Problem:
Only the lines from the one containing "Output the LaTeX" through the one containing "(0,0) rectangle (1346,-467);" should be output, both ends included and exactly as they appear, minus any pictures.

Entries from a dataset:
•••••

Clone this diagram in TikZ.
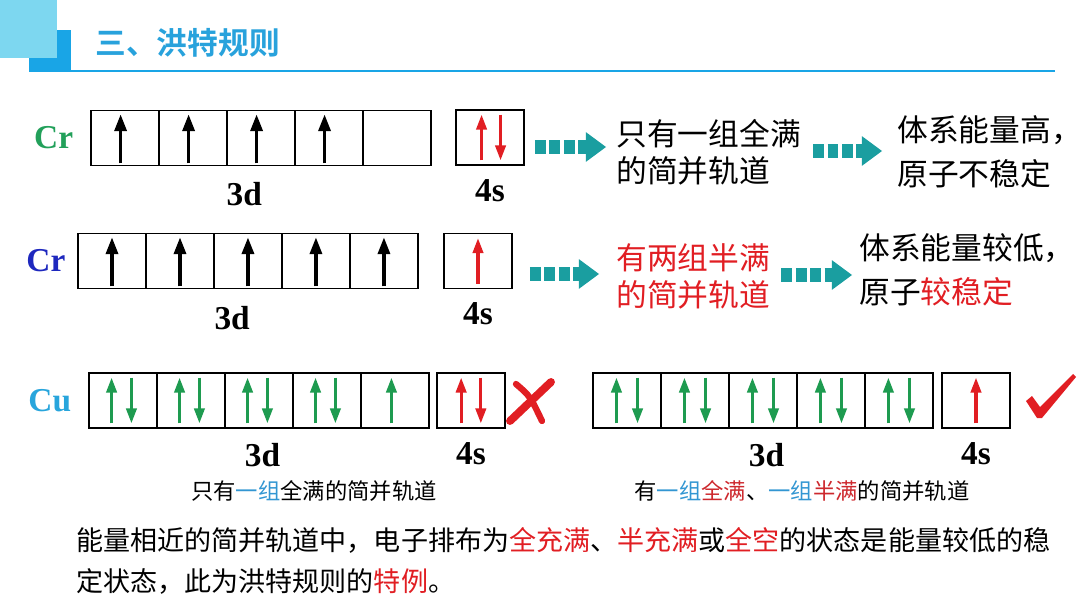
\documentclass[tikz,border=0pt]{standalone}
\usepackage{fontspec}
\setmainfont{Liberation Serif}
\newfontfamily\cjk[BoldFont={Noto Sans CJK SC Bold}]{Noto Sans CJK SC}
\usepackage{xcolor}
\usepackage{tikz}
\usetikzlibrary{arrows.meta,positioning,calc}
\definecolor{flowteal}{RGB}{26,158,160}
\definecolor{spingreen}{RGB}{30,155,80}
\definecolor{crgreen}{RGB}{34,160,90}
\definecolor{crblue}{RGB}{30,40,190}
\definecolor{cublue}{RGB}{40,165,220}
\definecolor{hred}{RGB}{225,30,35}
\definecolor{capred}{RGB}{205,40,45}
\definecolor{capblue}{RGB}{50,150,210}
\definecolor{hdrcyan}{RGB}{125,215,240}
\definecolor{hdrblue}{RGB}{25,165,230}
\definecolor{ttlblue}{RGB}{40,162,220}

\begin{document}
\begin{tikzpicture}[x=0.02cm, y=-0.02cm,
  cell/.style={draw, line width=1.1pt, minimum width=1.36cm, minimum height=1.1cm, inner sep=0pt, outer sep=0pt},
  elem/.style={font=\bfseries\fontsize{19}{22}\selectfont, inner sep=0pt},
  orb/.style={font=\bfseries\fontsize{19}{22}\selectfont, inner sep=0pt},
  spin/.style={line width=1.9pt, -{Triangle[length=9.5pt,width=6.8pt]}, shorten <=1.2pt, shorten >=2.2pt},
  pair/.style={line width=1.8pt, -{Triangle[length=8.5pt,width=5.8pt]}, shorten <=2.6pt, shorten >=2.6pt},
  flow/.style={flowteal, line width=7.6pt, dash pattern=on 6.2pt off 2pt, -{Triangle[length=11.5pt,width=17pt,line width=0pt]}},
  txt/.style={font=\cjk\fontsize{17.5}{21}\selectfont, align=left, inner sep=0pt, anchor=west},
  caption/.style={font=\cjk\fontsize{12.7}{15}\selectfont, inner sep=0pt}]
\useasboundingbox (0,0) rectangle (1080,608);

% header
\fill[hdrblue] (29,30) rectangle (71,72);
\fill[hdrcyan] (0,0) rectangle (57,58);
\draw[hdrblue, line width=1.1pt] (71,71) -- (1055,71);
\node[anchor=west, inner sep=0pt, ttlblue, font=\cjk\bfseries\fontsize{17.5}{20}\selectfont] (title) at (95,43) {三、洪特规则};

% Cr, one full pair in 4s
\node[cell] (a1) at (125,138) {};
\foreach \i [count=\j from 2] in {1,...,4}
  \node[cell, right=0pt of a\i] (a\j) {};
\node[cell] (as) at (490,137.5) {};
\foreach \i in {1,...,4}
  \draw[spin] ([xshift=-2.5pt]a\i.south) -- ([xshift=-2.5pt]a\i.north);
\draw[pair, hred] ([xshift=-4.8pt]as.south) -- ([xshift=-4.8pt]as.north);
\draw[pair, hred] ([xshift=6pt]as.north) -- ([xshift=6pt]as.south);
\node[elem, crgreen, left=10pt of a1] (cr1) {Cr};
\node[orb, below=9.5pt of a3, xshift=-9.5pt] (d1) {3d};
\node[orb, below=8pt of as] (s1) {4s};
\node[txt] (t1) at (616,152) {只有一组全满\\的简并轨道};
\node[txt, font=\cjk\fontsize{17.5}{25}\selectfont] (u1) at (897,152) {体系能量高，\\原子不稳定};
\draw[flow] ($(as.east |- t1.west)+(11,-5)$) -- ($(t1.west)+(-10,-5)$);
\draw[flow] ($(t1.east)+(12,-1)$) -- ($(u1.west |- t1.east)+(-15,-1)$);

% Cr, half filled
\node[cell] (b1) at (112,261) {};
\foreach \i [count=\j from 2] in {1,...,4}
  \node[cell, right=0pt of b\i] (b\j) {};
\node[cell] (bs) at (478,261) {};
\foreach \i in {1,...,5}
  \draw[spin] (b\i.south) -- (b\i.north);
\draw[pair, hred] (bs.south) -- (bs.north);
\node[elem, crblue, left=7pt of b1] (cr2) {Cr};
\node[orb, below=10pt of b3, xshift=-9pt] (d2) {3d};
\node[orb, below=8pt of bs] (s2) {4s};
\node[txt, hred, font=\cjk\fontsize{17.5}{21}\selectfont] (t2) at (616,276) {有两组半满\\的简并轨道};
\node[txt, font=\cjk\fontsize{17.5}{25}\selectfont] (u2) at (859,270) {体系能量较低，\\原子\textcolor{hred}{较稳定}};
\draw[flow] ($(bs.east |- t2.west)+(18,-2)$) -- ($(t2.west)+(-17,-2)$);
\draw[flow] ($(t2.east)+(11,-1)$) -- ($(u2.west |- t2.east)+(-7,-1)$);

% Cu, wrong filling
\node[cell] (c1) at (123,400.5) {};
\foreach \i [count=\j from 2] in {1,...,4}
  \node[cell, right=0pt of c\i] (c\j) {};
\node[cell] (cs) at (471,400.5) {};
\foreach \i in {1,...,4} {
  \draw[pair, spingreen] ([xshift=-6.5pt]c\i.south) -- ([xshift=-6.5pt]c\i.north);
  \draw[pair, spingreen] ([xshift=4.8pt]c\i.north) -- ([xshift=4.8pt]c\i.south);
}
\draw[pair, spingreen] ([xshift=-2pt]c5.south) -- ([xshift=-2pt]c5.north);
\draw[pair, hred] ([xshift=-5.6pt]cs.south) -- ([xshift=-5.6pt]cs.north);
\draw[pair, hred] ([xshift=5.6pt]cs.north) -- ([xshift=5.6pt]cs.south);
\node[elem, cublue, left=10pt of c1] (cu1) {Cu};
\node[orb, below=8.5pt of c3, xshift=2pt] (d3) {3d};
\node[orb, below=8pt of cs] (s3) {4s};
\node[caption] (cap1) at (314,491) {只有\textcolor{capblue}{一组}全满的简并轨道};
\draw[hred, line width=4.5pt, line cap=round] (551,382) -- (510,421);
\draw[hred, line width=3.6pt, line cap=round] (516,384) .. controls (530,396) .. (542,421);

% Cu, right filling
\node[cell] (e1) at (627,400.5) {};
\foreach \i [count=\j from 2] in {1,...,4}
  \node[cell, right=0pt of e\i] (e\j) {};
\node[cell] (es) at (976,400.5) {};
\foreach \i in {1,...,5} {
  \draw[pair, spingreen] ([xshift=-6pt]e\i.south) -- ([xshift=-6pt]e\i.north);
  \draw[pair, spingreen] ([xshift=6pt]e\i.north) -- ([xshift=6pt]e\i.south);
}
\draw[pair, hred] (es.south) -- (es.north);
\node[orb, below=8.5pt of e3, xshift=2pt] (d4) {3d};
\node[orb, below=8pt of es] (s4) {4s};
\node[caption] (cap2) at (802,491) {有\textcolor{capblue}{一组}\textcolor{capred}{全满}、\textcolor{capblue}{一组}\textcolor{capred}{半满}的简并轨道};
\fill[hred] (1026,401) -- (1032,396) -- (1040,407) -- (1073,374) -- (1076,377) -- (1042,418) -- (1037,418) -- cycle;

% rule text
\node[anchor=west, align=left, inner sep=0pt, font=\cjk\fontsize{15.4}{23.2}\selectfont] (rule) at (76,561) {能量相近的简并轨道中，电子排布为\textcolor{hred}{全充满}、\textcolor{hred}{半充满}或\textcolor{hred}{全空}的状态是能量较低的稳\\定状态，此为洪特规则的\textcolor{hred}{特例}。};
\end{tikzpicture}
\end{document}
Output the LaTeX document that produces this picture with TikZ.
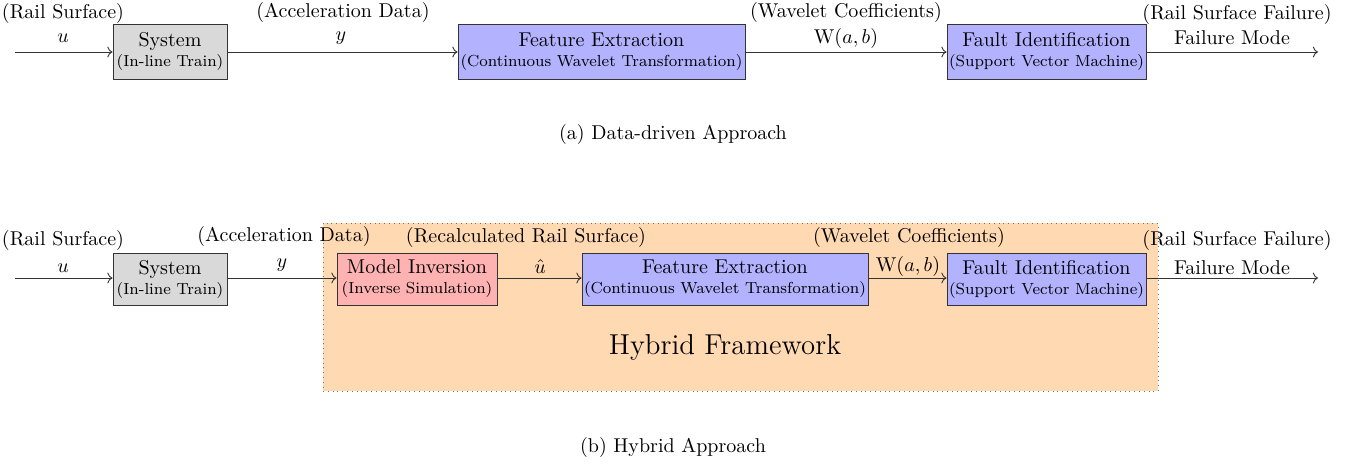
\documentclass[tikz,border=0pt]{standalone}
\usetikzlibrary{arrows.meta}
\begin{document}
\begin{tikzpicture}[x=0.5pt,y=0.5pt,
  blk/.style={draw=black!80,line width=0.5pt,align=center,inner sep=1pt,font=\normalsize},
  sysbox/.style={blk,fill=black!15},
  bluebox/.style={blk,fill=blue!30},
  redbox/.style={blk,fill=red!30},
  lbl/.style={inner sep=0pt,font=\normalsize},
  conn/.style={->,draw=black!80,line width=0.45pt},
  captext/.style={inner sep=0pt,font=\normalsize}
]
\useasboundingbox (0,0) rectangle (1346,-467);

% ---------- (a) ----------
\coordinate (in1) at (15,-52);
\coordinate (out1) at (1318,-52);
\node[sysbox,minimum width=57pt,minimum height=27.5pt] (sys1) at (170,-51.5) {System\\[-2pt]{\footnotesize (In-line Train)}};
\node[bluebox,minimum width=143.5pt,minimum height=27.5pt] (fe1) at (601.5,-51.5) {Feature Extraction\\[-2pt]{\footnotesize (Continuous Wavelet Transformation)}};
\node[bluebox,minimum width=99.5pt,minimum height=27.5pt] (fi1) at (1046.5,-51.5) {Fault Identification\\[-2pt]{\footnotesize (Support Vector Machine)}};

\draw[conn] (in1) -- (in1 -| sys1.west);
\draw[conn] (sys1.east |- in1) -- (in1 -| fe1.west);
\draw[conn] (fe1.east |- in1) -- (in1 -| fi1.west);
\draw[conn] (fi1.east |- in1) -- (out1);

\node[lbl] (a1) at (63,-13) {(Rail Surface)};
\node[lbl] (a2) at (63,-38) {$u$};
\node[lbl] (a3) at (343,-12) {(Acceleration Data)};
\node[lbl] (a4) at (341,-38) {$y$};
\node[lbl] (a5) at (846,-12) {(Wavelet Coefficients)};
\node[lbl] (a6) at (846,-38) {$\mathrm{W}(a,b)$};
\node[lbl] (a7) at (1237,-14) {(Rail Surface Failure)};
\node[lbl] (a8) at (1232,-38) {Failure Mode};

\node[captext] (capa) at (673,-134) {(a) Data-driven Approach};

% ---------- (b) ----------
\node[draw=black!55,dotted,fill=orange!30,minimum width=417.5pt,minimum height=84pt,inner sep=0pt] (frame) at (740.5,-307) {};
\node[lbl,font=\Large] (hf) at (725,-347) {Hybrid Framework};

\coordinate (in2) at (15,-278);
\coordinate (out2) at (1318,-278);
\node[sysbox,minimum width=57pt,minimum height=26pt] (sys2) at (170,-279) {System\\[-2pt]{\footnotesize (In-line Train)}};
\node[redbox,minimum width=80pt,minimum height=26pt] (mi) at (417,-279) {Model Inversion\\[-2pt]{\footnotesize (Inverse Simulation)}};
\node[bluebox,minimum width=143pt,minimum height=26pt] (fe2) at (725,-279) {Feature Extraction\\[-2pt]{\footnotesize (Continuous Wavelet Transformation)}};
\node[bluebox,minimum width=99.5pt,minimum height=26pt] (fi2) at (1046.5,-279) {Fault Identification\\[-2pt]{\footnotesize (Support Vector Machine)}};

\draw[conn] (in2) -- (in2 -| sys2.west);
\draw[conn] (sys2.east |- in2) -- (in2 -| mi.west);
\draw[conn] (mi.east |- in2) -- (in2 -| fe2.west);
\draw[conn] (fe2.east |- in2) -- (in2 -| fi2.west);
\draw[conn] (fi2.east |- in2) -- (out2);

\node[lbl] (b1) at (63,-240) {(Rail Surface)};
\node[lbl] (b2) at (63,-268) {$u$};
\node[lbl] (b3) at (284,-236) {(Acceleration Data)};
\node[lbl] (b4) at (282,-265) {$y$};
\node[lbl] (b5) at (526,-237) {(Recalculated Rail Surface)};
\node[lbl] (b6) at (540,-267) {$\hat{u}$};
\node[lbl] (b7) at (909,-237) {(Wavelet Coefficients)};
\node[lbl] (b8) at (908,-266) {$\mathrm{W}(a,b)$};
\node[lbl] (b9) at (1237,-240) {(Rail Surface Failure)};
\node[lbl] (b10) at (1232,-268) {Failure Mode};

\node[captext] (capb) at (673,-447) {(b) Hybrid Approach};
\end{tikzpicture}
\end{document}
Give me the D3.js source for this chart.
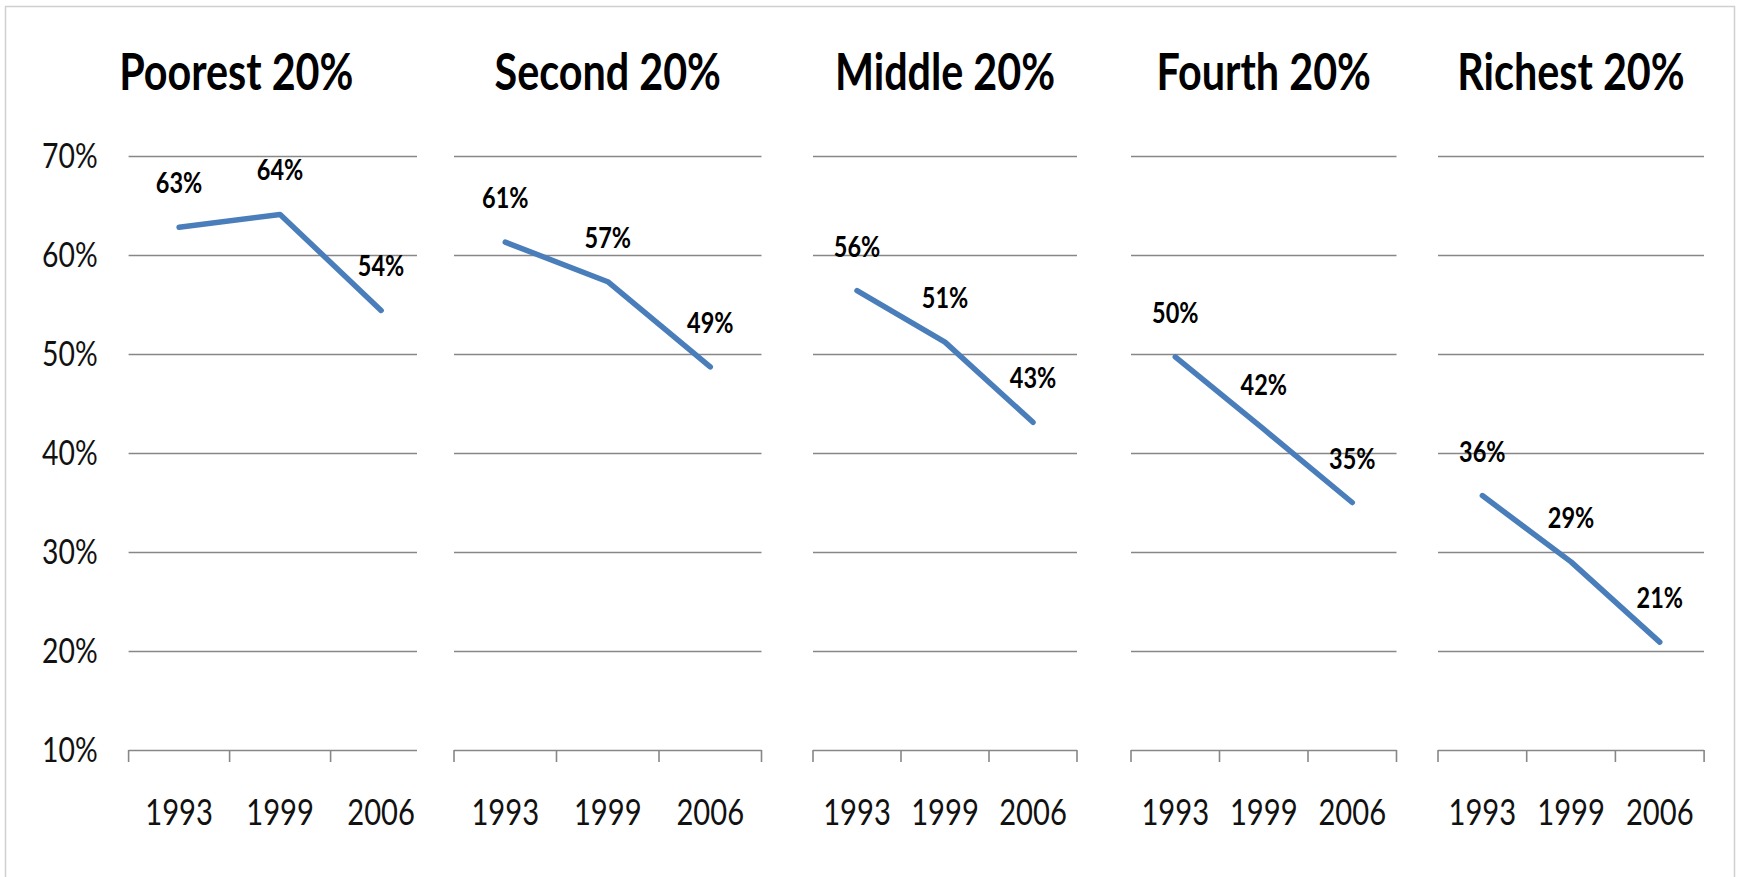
<!DOCTYPE html>
<html>
<head>
<meta charset="utf-8">
<script src="https://cdn.jsdelivr.net/npm/d3@7"></script>
<style>
  body { margin: 0; background: #fff; }
  svg { display: block; font-family: Lato, "Open Sans", sans-serif; }
</style>
</head>
<body>
<div id="chart"></div>
<script>
const width = 1740;
const height = 877;

// data (share of population, %)
const groups = ["Poorest 20%", "Second 20%", "Middle 20%", "Fourth 20%", "Richest 20%"];
const years = ["1993", "1999", "2006"];
const poorest = [62.8, 64.1, 54.4];
const second = [61.3, 57.3, 48.7];
const middle = [56.4, 51.2, 43.1];
const fourth = [49.7, 42.4, 35.0];
const richest = [35.7, 29.0, 20.9];
const yTicks = [10, 20, 30, 40, 50, 60, 70];

const series = [poorest, second, middle, fourth, richest];

// each small chart: left edge, band width, visible width (first one is clipped by the next)
const frames = [
    { x0: 128.6, bw: 101, vis: 288.4 },
    { x0: 454, bw: 102.5, vis: 307.5 },
    { x0: 813, bw: 88, vis: 264 },
    { x0: 1131, bw: 88.5, vis: 265.5 },
    { x0: 1438, bw: 88.7, vis: 266 }
];
const axisLeft = 41;
const sx = 0.81; // the original text is horizontally squeezed
const lineColor = "#4a7ebb";
const gridColor = "#878787";

const y = d3.scaleLinear().domain([10, 70]).range([750, 156]);

const svg = d3.select("#chart").append("svg")
    .attr("width", width)
    .attr("height", height);

svg.append("rect")
    .attr("x", 5.5).attr("y", 6.5)
    .attr("width", 1729).attr("height", 900)
    .attr("fill", "#fff")
    .attr("stroke", "#d0d0d0")
    .attr("stroke-width", 1.5);

function squeezedText(g, x, yy, txt) {
    return g.append("text")
        .attr("transform", `translate(${x},${yy}) scale(${sx},1)`)
        .text(txt);
}

frames.forEach((f, i) => {
    const x = d3.scaleBand().domain(years).range([f.x0, f.x0 + 3 * f.bw]);
    const xEnd = f.x0 + f.vis;
    const g = svg.append("g");

    // gridlines
    g.selectAll("line.grid").data(yTicks).join("line")
        .attr("class", "grid")
        .attr("x1", f.x0).attr("x2", xEnd)
        .attr("y1", d => Math.round(y(d)) + 0.5).attr("y2", d => Math.round(y(d)) + 0.5)
        .attr("stroke", gridColor)
        .attr("stroke-width", 1.6);

    // category tick marks at band edges
    const edges = d3.range(4).map(k => f.x0 + k * x.step()).filter(v => v <= xEnd + 0.5);
    g.selectAll("line.tick").data(edges).join("line")
        .attr("class", "tick")
        .attr("x1", d => d).attr("x2", d => d)
        .attr("y1", y(10)).attr("y2", y(10) + 12)
        .attr("stroke", gridColor)
        .attr("stroke-width", 1.6);

    // year labels
    years.forEach(yr => {
        squeezedText(g, x(yr) + x.bandwidth() / 2, 825, yr)
            .attr("text-anchor", "middle")
            .attr("font-size", 36)
            .attr("fill", "#111");
    });

    // title
    const cx = i === 0 ? (axisLeft + f.x0 + 3 * f.bw) / 2 : f.x0 + f.vis / 2;
    squeezedText(g, cx, 90, groups[i])
        .attr("text-anchor", "middle")
        .attr("font-size", 51)
        .attr("font-weight", 700)
        .attr("fill", "#000");

    // line
    const vals = series[i];
    const line = d3.line()
        .x((d, k) => x(years[k]) + x.bandwidth() / 2)
        .y(d => y(d));
    g.append("path")
        .datum(vals)
        .attr("d", line)
        .attr("fill", "none")
        .attr("stroke", lineColor)
        .attr("stroke-width", 5.5)
        .attr("stroke-linecap", "round")
        .attr("stroke-linejoin", "round");

    // data labels above the points
    vals.forEach((v, k) => {
        squeezedText(g, x(years[k]) + x.bandwidth() / 2, y(v) - 34, Math.round(v) + "%")
            .attr("text-anchor", "middle")
            .attr("font-size", 29)
            .attr("font-weight", 700)
            .attr("fill", "#000");
    });
});

// y axis labels on the first chart only
const ya = svg.append("g");
yTicks.forEach(t => {
    squeezedText(ya, 97.6, y(t) + 12, t + "%")
        .attr("text-anchor", "end")
        .attr("font-size", 35)
        .attr("fill", "#111");
});
</script>
</body>
</html>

•••••

Worked answer:
Output the LaTeX document that produces this picture with TikZ.
\documentclass[tikz,border=0pt]{standalone}
\usetikzlibrary{arrows.meta}
\begin{document}
\begin{tikzpicture}[x=0.5pt,y=0.5pt,
  blk/.style={draw=black!80,line width=0.5pt,align=center,inner sep=1pt,font=\normalsize},
  sysbox/.style={blk,fill=black!15},
  bluebox/.style={blk,fill=blue!30},
  redbox/.style={blk,fill=red!30},
  lbl/.style={inner sep=0pt,font=\normalsize},
  conn/.style={->,draw=black!80,line width=0.45pt},
  captext/.style={inner sep=0pt,font=\normalsize}
]
\useasboundingbox (0,0) rectangle (1346,-467);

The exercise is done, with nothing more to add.